Et si les Rastas perdent de l'influence chez les jeunes Jamaïcains après la disparition de Marley en 1981, ils restent très présents et font un retour massif, unanime, dans le reggae à partir de 1994 avec Garnett Silk, Buju Banton, Tony Rebel, Mutabaruka, Sizzla, etc. De nombreuses et différentes tendances rastas cohabitent en Jamaïque et sont parfois contradictoires. Les Bobo Ashanti, les Emmanuelites, les Ites, notamment, ainsi que des courants chrétiens plus traditionnels.

Les positions des individus se réclamant rastas vont du racisme le plus primaire issu de la lutte contre l'esclavage et le colonialisme, ou d'un ethnocentrisme noiriste militant, garveyite à outrance, parfois teinté de racisme, jusqu'à une philosophie universaliste profonde, où la recherche de sa propre identité, de son acceptation, de la tolérance et de la nature humaine rejoint les philosophies et ascèses orientales.

L'organisation des Douze Tribus d'Israël tente de fédérer les Rastafariens, mais sans réel succès.

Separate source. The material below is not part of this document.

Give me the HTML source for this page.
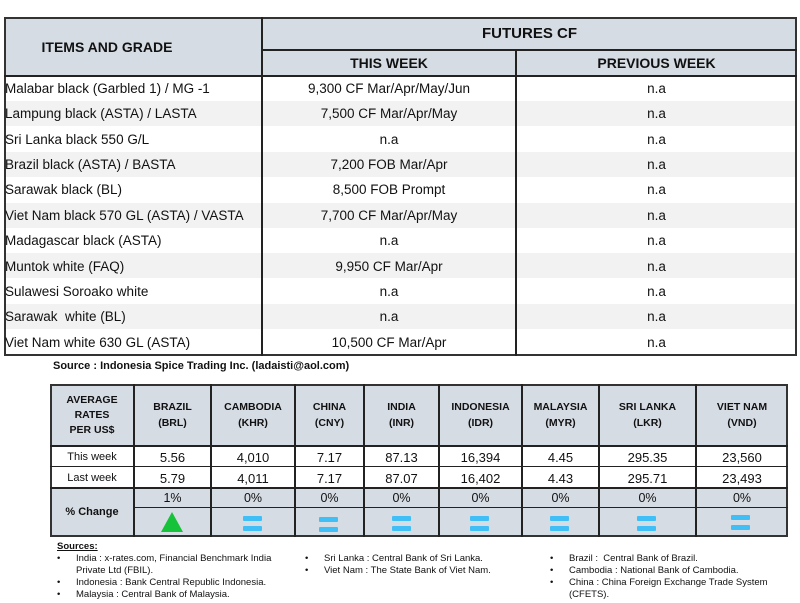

En 1997, un parti d'obédience Rasta cherche même à se présenter aux élections.

Pacifiques mais fiers, affichant généralement une arrogance propre à beaucoup de Jamaïcains, les Rastas dénoncent la société païenne (les non-rastas, chrétiens compris), Babylone, et répandent leur culture dans le monde entier.

La foi rasta permet avant tout à beaucoup de Jamaïcains pauvres de donner une dignité et un sens à leur vie difficile, en restant détachés de l'identité coloniale et ancrés dans leurs racines africaines. L'idée universelle de base étant "d'être soi-même" et de "se connaître".

La culture et les préceptes Rastafariens tendent à se cristalliser en une nouvelle religion organisée, qui serait ainsi la plus importante née au vingtième siècle. Pour de nombreux Rastas, cette tendance est une dérive.